A thousand million years. The Torridonian sandstones are almost the oldest rocks in the world and they were, in effect, an American import. Scotland itself was born and bred in the North, hitching itself to England who had made a long journey, from South of the equator, to seal the match. In Torridon you don’t need to imagine these elemental, earthly forces – you can sense them. And it was only the blink of an eye since there were bears and mammoths. Their bones are still here. This is not the land that time forgot but rather the land where time still lives.

Travelling down the gradually narrowing single track road, West from Kinlochewe, you will also notice a narrowing of the gap – between you and earth. You may arrive in the diamond-studded freeze of February or in June’s everlasting light. You may come for a daring climb on Ben Eighe’s Triple Buttress, a stout day’s walk over Ben Alligin and its horns, or a stroll by the Loch or a bracing dip. Whatever your mission I would recommend the T Room, open from Wednesday to Saturday. Black pudding butties, with an egg too if you’ve earned it, worth a Michelin star at least.
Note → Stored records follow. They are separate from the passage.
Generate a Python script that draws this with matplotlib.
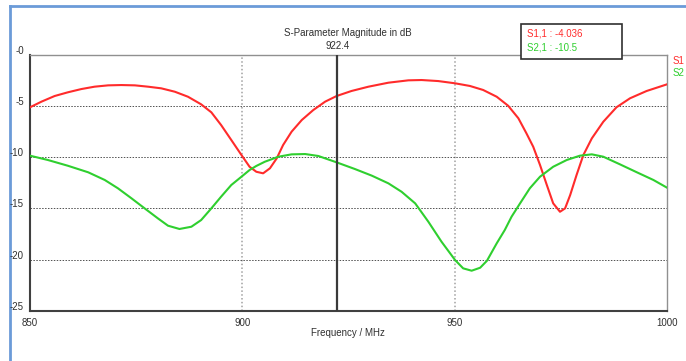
import matplotlib
matplotlib.use("Agg")
import matplotlib.pyplot as plt
from matplotlib.patches import Rectangle
from matplotlib.lines import Line2D

# --- data ---
s11_freq = [850.0, 852.7, 855.8, 858.9, 862.1, 865.2, 868.4, 871.5, 874.7, 877.8,
            880.9, 884.1, 887.2, 890.3, 892.7, 895.0, 897.4, 899.8, 901.7, 903.3,
            904.9, 906.5, 908.1, 909.6, 911.6, 914.0, 916.7, 919.5, 922.2, 925.7,
            929.7, 934.4, 939.1, 942.2, 946.1, 950.1, 953.6, 956.7, 959.9, 962.6,
            965.0, 966.9, 968.5, 970.1, 971.7, 973.2, 974.8, 976.0, 977.2, 978.7,
            980.3, 982.3, 985.0, 988.1, 991.3, 995.2, 1000.0]
s11_db = [-5.13, -4.58, -4.03, -3.67, -3.35, -3.12, -2.99, -2.96, -2.99, -3.12,
          -3.28, -3.61, -4.10, -4.84, -5.62, -6.86, -8.32, -9.79, -10.93, -11.42,
          -11.57, -11.08, -10.11, -8.81, -7.51, -6.37, -5.40, -4.58, -4.03, -3.54,
          -3.12, -2.73, -2.50, -2.47, -2.57, -2.79, -3.05, -3.44, -4.10, -4.98,
          -6.20, -7.67, -8.98, -10.76, -12.71, -14.50, -15.32, -14.99, -13.69, -11.74,
          -9.79, -8.16, -6.54, -5.13, -4.25, -3.54, -2.89]

s21_freq = [850.0, 854.2, 858.9, 863.7, 867.6, 870.7, 873.9, 877.0, 880.1, 882.5,
            885.2, 888.0, 890.3, 892.7, 895.0, 897.4, 899.8, 901.7, 903.3, 905.3,
            908.5, 911.6, 914.8, 917.9, 922.2, 926.5, 930.5, 934.4, 937.5, 940.7,
            943.8, 946.9, 950.1, 952.0, 954.0, 956.0, 957.6, 959.9, 961.8, 963.4,
            965.4, 967.7, 970.1, 973.2, 976.4, 979.5, 982.3, 985.0, 988.9, 992.9,
            996.8, 1000.0]
s21_db = [-9.85, -10.27, -10.83, -11.47, -12.22, -13.03, -14.01, -14.99, -15.96, -16.68,
          -17.00, -16.78, -16.13, -14.99, -13.85, -12.71, -11.90, -11.25, -10.85, -10.44,
          -9.95, -9.72, -9.69, -9.88, -10.50, -11.15, -11.80, -12.55, -13.37, -14.50,
          -16.29, -18.24, -20.03, -20.84, -21.07, -20.78, -20.10, -18.40, -17.10, -15.80,
          -14.50, -13.03, -11.90, -10.93, -10.27, -9.85, -9.72, -9.95, -10.69, -11.47,
          -12.22, -12.97]

cursor_freq = 922.4
cursor_labels = ["S1,1 : -4.036", "S2,1 : -10.5"]
trace_names = ["S1", "S2"]
yticks = [0, -5, -10, -15, -20, -25]
ytick_labels = ["-0", "-5", "-10", "-15", "-20", "-25"]
xticks = [850, 900, 950, 1000]

RED = "#ff2b2b"
GREEN = "#2fcf2f"
FONT = ["Liberation Sans", "DejaVu Sans"]
FS = 7
TXT = "#303030"

W, H = 686, 361
fig = plt.figure(figsize=(W / 100, H / 100), dpi=100)
fig.patch.set_facecolor("white")

x0, x1, ytop, ybot = 30, 667, 54.7, 311
ax = fig.add_axes([x0 / W, 1 - ybot / H, (x1 - x0) / W, (ybot - ytop) / H])
ax.set_xlim(850, 1000)
ax.set_ylim(-25, 0)

# grid
for f in [900, 950]:
    ax.axvline(f, color="#a0a0a0", lw=1.1, ls=(0, (1, 1.5)), zorder=1)
for v in [-5, -10, -15, -20]:
    ax.axhline(v, color="#505050", lw=0.7, ls=(0, (1.5, 1.5)), zorder=1)

ax.plot(s11_freq, s11_db, color=RED, lw=1.5, zorder=3, solid_joinstyle="round")
ax.plot(s21_freq, s21_db, color=GREEN, lw=1.5, zorder=3, solid_joinstyle="round")
ax.axvline(cursor_freq, color="#3a3a3a", lw=1.6, zorder=4)

# spines
for side in ["top", "right"]:
    ax.spines[side].set_color("#909090")
    ax.spines[side].set_linewidth(1.0)
for side in ["left", "bottom"]:
    ax.spines[side].set_color("#404040")
    ax.spines[side].set_linewidth(1.5)

ax.set_xticks([])
ax.set_yticks([])

# window frame (blue border), drawn first so text stays on top
fig.add_artist(Line2D([9.5 / W, 9.5 / W], [0, 1 - 5.5 / H], transform=fig.transFigure,
                      color="#6b9bd8", lw=2, zorder=0))
fig.add_artist(Line2D([9.5 / W, 1], [1 - 5.5 / H, 1 - 5.5 / H], transform=fig.transFigure,
                      color="#6b9bd8", lw=2, zorder=0))

# tick labels as text
for v, lab in zip(yticks, ytick_labels):
    ax.annotate(lab, xy=(850, v), xytext=(-4.5, 3), textcoords="offset points",
                ha="right", va="center", fontsize=FS, family=FONT, color=TXT,
                annotation_clip=False)
for f in xticks:
    ax.annotate(str(f), xy=(f, -25), xytext=(0, -8.5), textcoords="offset points",
                ha="center", va="center", fontsize=FS, family=FONT, color=TXT,
                annotation_clip=False)

fig.text(348 / W, 1 - 333 / H, "Frequency / MHz", ha="center", va="center",
         fontsize=FS, family=FONT, color=TXT)
fig.text(348 / W, 1 - 33 / H, "S-Parameter Magnitude in dB", ha="center", va="center",
         fontsize=FS, family=FONT, color=TXT)
ax.annotate(f"{cursor_freq}", xy=(cursor_freq, 0), xytext=(0, 6), textcoords="offset points",
            ha="center", va="center", fontsize=FS, family=FONT, color=TXT,
            annotation_clip=False)

# cursor readout box
fig.add_artist(Rectangle((521 / W, 1 - 59 / H), 101 / W, 35 / H, transform=fig.transFigure,
                         facecolor="white", edgecolor="#303030", lw=1.2, zorder=5))
for i, (lab, c) in enumerate(zip(cursor_labels, [RED, GREEN])):
    fig.text(527 / W, 1 - (33 + 15 * i) / H, lab, ha="left", va="center",
             fontsize=FS, family=FONT, color=c, zorder=6)

# trace names at right edge
for i, (lab, c) in enumerate(zip(trace_names, [RED, GREEN])):
    fig.text(673 / W, 1 - (61 + 12 * i) / H, lab, ha="left", va="center",
             fontsize=FS, family=FONT, color=c)

fig.savefig("out.png", dpi=100)
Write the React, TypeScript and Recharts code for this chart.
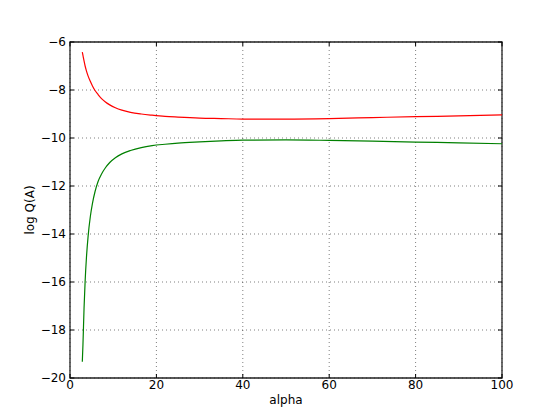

But it’s the presence of the place, the mountains, the sea and the way they breathe together. Their conversation will pull you in and it’s easy to forget who you were the other side of Kinlochewe. All the things which make you separate – money, job, the things you own, the names you are called by, the story you tell about who you are. Looking down the Loch from the shore or up on the Liatach ridge,you might as well be a red deer or an eagle. It’s easy to forget to take photographs when you are no longer an observer.